Il y a tout lieu de croire que le langage sensuel est en train de gagner en puissance ce que le langage économisé du contrat social perd en crédibilité. En d’autres termes, que les signes d’affection par lesquels le vivant se reconnaît de personne à personne et d’individu à paysage l’emportent peu à peu sur la teneur des discours et plus simplement encore sur ce qui se dit.

La souveraineté à fonder

La faillite d’un système de réalité déterminée par les mécanismes économiques qui la gèrent a sorti de sa torpeur une réalité sous-jacente, séculairement refoulée par l’histoire de la marchandise. L’amour y accède à une souveraineté qu’il est appelé à exercer à l’endroit où régnait le profit et le pouvoir. Il fraie la voie à l’affinement général des désirs, qui marque le dépassement des besoins primaires et fonde sur la quête des jouissances le seul progrès humain qui soit.

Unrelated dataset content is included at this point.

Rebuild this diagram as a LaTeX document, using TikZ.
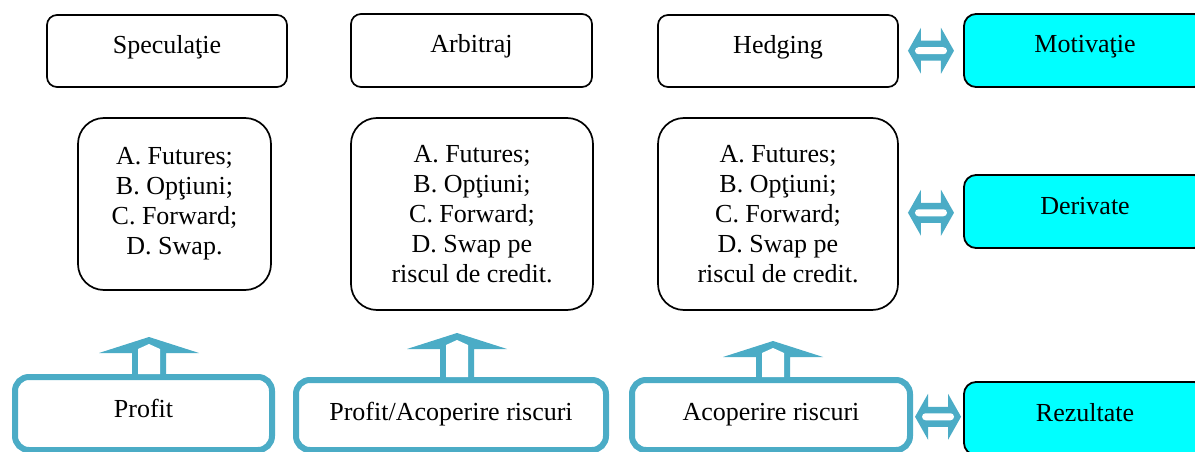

Le monde clos de l’intériorité s’ouvre peu à peu à une fertilité printanière, qui chasse la peur et les angoisses, dissout les névroses du passé, sort les plaisirs au grand jour et ensemence les terres en friche d’où la marchandise se retire. L’amour révoque les violences de la frustration et s’invente une violence pleine de tendresses. La main qui caresse efface la main du pouvoir.

Il ne nous manque pour propager l’abondance que d’aimer sans réserve, sans calcul ni prudence; jusqu’à entendre de coeurs innombrables s’élever le chant de la terre.